Remarkably, we were on time this week which was a first and also meant that I could make myself a mug of green tea. That’s right, green tea. Not builders tea…green. That’s what I’m paying for.
The session started with a nice ice breaker, as always, where we had to say how we were feeling about the imminent arrival; everyone was feeling excited. I want to pause there for a moment and mention how good it is to be in a group of excited dads. Whether that excitement has a long life ahead of it or whether it dwindles as sleepless nights and a crying babies creeps in, is another question.
Water birth was the topic on the agenda to start us off and we had a discussion around the pros and cons. Which was a short, one sided discussion because there don’t seem to be any cons. Considerations but no cons like many of the other options that face you in birth. It seems to me that using water during labour only has advantages. It can help with pain relief, it can help you feel relaxed, it keeps you mobile because getting in and out requires a fair amount of leg lifting and it stops you from lying down on your back. The baby’s arrival is more often than not a lot calmer as well; primarily because they are moving from water to water rather than water to the cold air. The baby’s gag reflex is fascinating and stops the baby from actually breathing in any water. It starts breathing once out the water. I’m a fan and we’re going to try it out and see. The only consideration is whether your wife is like mine or not and if the water is a degree too hot or a degree too cold, all hell will break loose!
I don’t think I’ve been as excited coming home from an NCT session as I did from this one. The easing being, that it was about moving from expectant father to father. From pregnancy to motherhood.
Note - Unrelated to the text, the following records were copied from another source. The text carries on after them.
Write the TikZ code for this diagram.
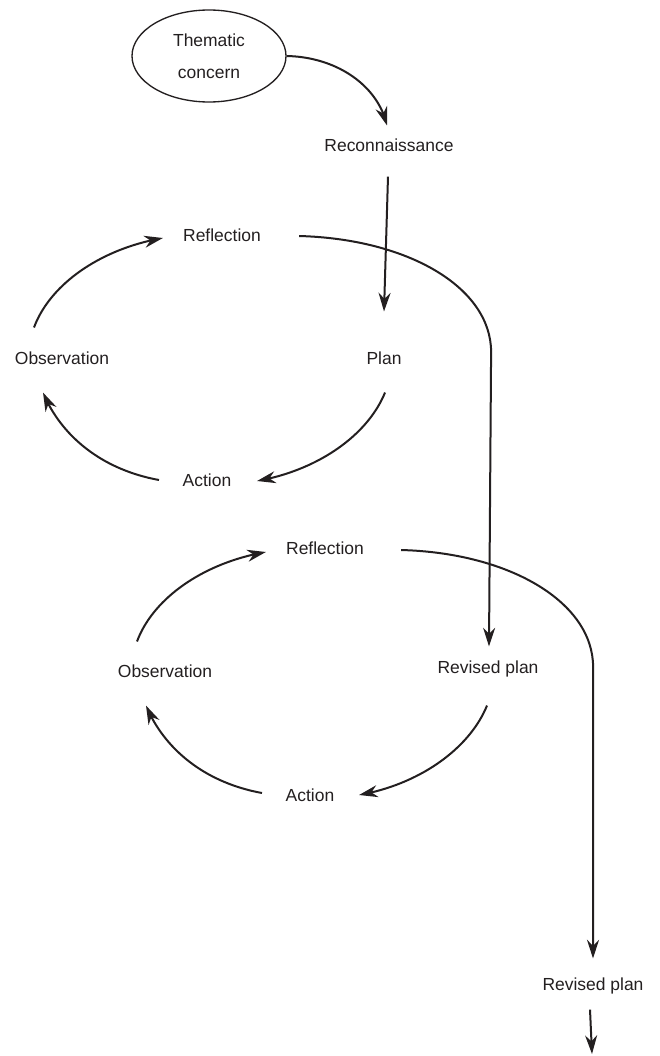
\documentclass[tikz,border=0pt]{standalone}
\usepackage{fontspec}
\setmainfont{Liberation Sans}
\usetikzlibrary{arrows.meta,bending,shapes.geometric}
\definecolor{ink}{HTML}{231F20}
\newcommand{\lblfont}{\fontsize{13.1}{15.7}\selectfont}
\tikzset{
  lbl/.style={inner sep=0pt, text height=9.4pt, text depth=0pt, font=\lblfont, text=ink},
  arr/.style={draw=ink, line width=1.5pt, -{Stealth[length=14pt, width=9pt, inset=4.5pt]}},
  ovalbox/.style={draw=ink, ellipse, line width=1pt, minimum width=115.5pt, minimum height=69pt, inner sep=0pt, align=center, font=\lblfont, text=ink}
}
\begin{document}
\begin{tikzpicture}[x=0.75pt, y=0.75pt]
\useasboundingbox (0,0) rectangle (660,-1056);
% nodes
\node[ovalbox] (them) at (209,-56) {Thematic\\[8pt]concern};
\node[lbl] (recon) at (389,-145) {Reconnaissance};
\node[lbl] (refl1) at (222,-235) {Reflection};
\node[lbl] (plan)  at (384,-358) {Plan};
\node[lbl] (obs1)  at (62,-358)  {Observation};
\node[lbl] (act1)  at (207,-480) {Action};
\node[lbl] (refl2) at (325,-548) {Reflection};
\node[lbl] (rev1)  at (488,-667) {Revised plan};
\node[lbl] (obs2)  at (165,-671) {Observation};
\node[lbl] (act2)  at (310,-795) {Action};
\node[lbl] (rev2)  at (593,-984) {Revised plan};
\coordinate (e) at (592,-1054);
% connectors
\draw[arr] (them.east) .. controls +(50,-1) and +(-9,40) .. ([shift={(-2,13)}]recon.north);
\draw[arr] ([shift={(-1,-25)}]recon.south) -- ([shift={(0,40)}]plan.north);
\draw[arr] ([shift={(38,-1)}]refl1.east) .. controls +(110,-3) and +(0,64) .. ++(192,-116) -- ([shift={(1,14)}]rev1.north);
% cycle 1
\draw[arr] ([shift={(-28,24)}]obs1.north) .. controls +(16,43) and +(-63,-11) .. ([shift={(-20,-3)}]refl1.west);
\draw[arr] ([shift={(1,-28)}]plan.south) .. controls +(-17,-42) and +(62,11) .. ([shift={(25.5,-1)}]act1.east);
\draw[arr] ([shift={(-23.5,0)}]act1.west) .. controls +(-60,11) and +(17,-41) .. ([shift={(-19,-28)}]obs1.south);
% cycle 2
\draw[arr] ([shift={(37,-2)}]refl2.east) .. controls +(110,-3) and +(0,64) .. ++(192,-117) -- ([shift={(0,19)}]rev2.north);
\draw[arr] ([shift={(-28,23)}]obs2.north) .. controls +(16,43) and +(-63,-11) .. ([shift={(-20,-4)}]refl2.west);
\draw[arr] ([shift={(-1,-32)}]rev1.south) .. controls +(-17,-42) and +(62,11) .. ([shift={(24.5,0)}]act2.east);
\draw[arr] ([shift={(-23.5,2)}]act2.west) .. controls +(-60,11) and +(17,-41) .. ([shift={(-19,-28)}]obs2.south);
% final
\draw[arr] ([shift={(-3,-19)}]rev2.south) -- (e);
\end{tikzpicture}
\end{document}
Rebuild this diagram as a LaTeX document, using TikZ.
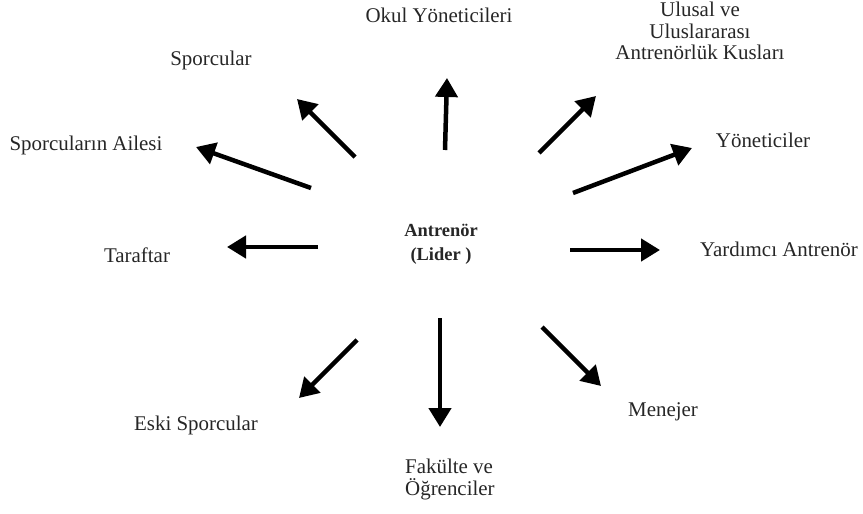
\documentclass[tikz,border=0pt]{standalone}
\usepackage{fontspec}
\setmainfont{Liberation Serif}
\usetikzlibrary{arrows.meta}
\begin{document}
\begin{tikzpicture}[x=1bp,y=-1bp,
  lbl/.style={inner sep=0pt,font=\fontsize{21}{22}\selectfont,text=black!85},
  ctr/.style={inner sep=0pt,font=\fontsize{18.5}{24}\selectfont\bfseries,align=center,text=black!85},
  arr/.style={line width=4.5bp,-{Triangle[length=19bp,width=22bp]}}]
\useasboundingbox (0,0) rectangle (863,514);
\node[ctr] (c) at (441,244) {Antrenör\\(Lider )};
% labels
\node[lbl] (okul) at (439,15) {Okul Yöneticileri};
\node[lbl,align=center,font=\fontsize{21}{21.5}\selectfont] (ulusal) at (700,31) {Ulusal ve\\Uluslararası\\Antrenörlük Kusları};
\node[lbl] (sporcular) at (211,60) {Sporcular};
\node[lbl] (aile) at (86,145) {Sporcuların Ailesi};
\node[lbl] (yon) at (763,140) {Yöneticiler};
\node[lbl] (taraftar) at (137,255) {Taraftar};
\node[lbl] (yard) at (779,249) {Yardımcı Antrenör};
\node[lbl] (men) at (663,412) {Menejer};
\node[lbl] (eski) at (196,425) {Eski Sporcular};
\node[lbl,align=left,font=\fontsize{21}{22}\selectfont,anchor=north west] (fak) at (405,459) {Fakülte ve\\Öğrenciler};
% arrow ends
\coordinate (t1) at (445,150); \coordinate (h1) at (447,78);
\coordinate (t2) at (539,153); \coordinate (h2) at (596,96);
\coordinate (t3) at (573,193); \coordinate (h3) at (692,148);
\coordinate (t4) at (570,250); \coordinate (h4) at (660,250);
\coordinate (t5) at (542,327); \coordinate (h5) at (601,386);
\coordinate (t6) at (440,318); \coordinate (h6) at (440,427);
\coordinate (t7) at (357,340); \coordinate (h7) at (299,398);
\coordinate (t8) at (318,247); \coordinate (h8) at (227,247);
\coordinate (t9) at (311,188); \coordinate (h9) at (196,147);
\coordinate (t10) at (355,157); \coordinate (h10) at (297,99);
\foreach \i in {1,...,10} \draw[arr] (t\i) -- (h\i);
\end{tikzpicture}
\end{document}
From carrying a baby in the womb to carrying a baby in your arms.
Really, that’s why we’ve done this isn’t it? We didn’t decide to have a baby because we wanted to be pregnant and give birth. We decided to have a baby because we wanted to be parents. And that’s the exciting bit.
It started off by asking the question, what do you do with the baby when you get home? I’ve got this image in my mind of the wife and I sitting on the floor just staring at Rex. What do we do? Carry on as normal? We did an activity where we plotted out a typical weekend day, which was more a competition of who stays in bed the longest, then added in the extra bits as a result of having a baby: feeding times, nap times, changing the nappy times, family members coming round, phone calls. Suddenly the normal day started to look very different. When will the washing get done? The cooking? The cleaning? The vacuuming? Watching tv? Eating?
The initial excitement started to look a little bleaker…
We then looked at a typical day for a mum with a baby and a typical day with for a dad with a baby. Both lacked sleep. But, a little stereotypically, the dad went out to work, had a long and bad day at work and came home to a messy house, no dinner and the wife sat on the sofa with a glass of wine in her hand watching tv. During the same day, the mum had a hectic day of feeding, crying, nappy changing, unwanted visitors and had put the baby to sleep, poured a glass of wine and sat down moments before dad had arrived home. The point here was not to assume what kind of day the other has had. The question was, how would you act if you were mum or dad?
This led nicely on to discussing how important it is to nurture your relationship with your partner when the baby arrives. Time suddenly disappears, housework gets pushed down the priority list, differences in parenting style, finances can start to strain and sleep deprivation kicks in. This is a list of potential catalysts for arguments and disputes and how a couple deals with these things is crucial. We spoke about using each moment wisely. Even if you only have a few minutes with your partner, how would you use that time to nurture your relationship? Here’s a good exercise to try out.
How would you use the following amounts of time to nurture your relationship with your partner once the baby has arrived:
1 – 2 hours:
We’ve already booked in nanny and grandma once a week to baby sit. Date night is sacred and I will be protecting it like it’s the holy grail.
It was a really good opportunity to talk about parenting styles as well. Routine VS baby led? There’s definitely pros and cons to both of these methods but we’ve come to our conclusion. Forgive me Gina Ford, but we think that a strict fluid routine will work for us. This can be summarised by this: we want to try and encourage our baby to sleep at set times. But this doesn’t have to be in the same cot in the same room in the same place. A fluid routine!
2 fantastic points I took from the session:
#1 I’m going to be a parent and life is going to be very different.
#2 I must nurture my relationship with the wife.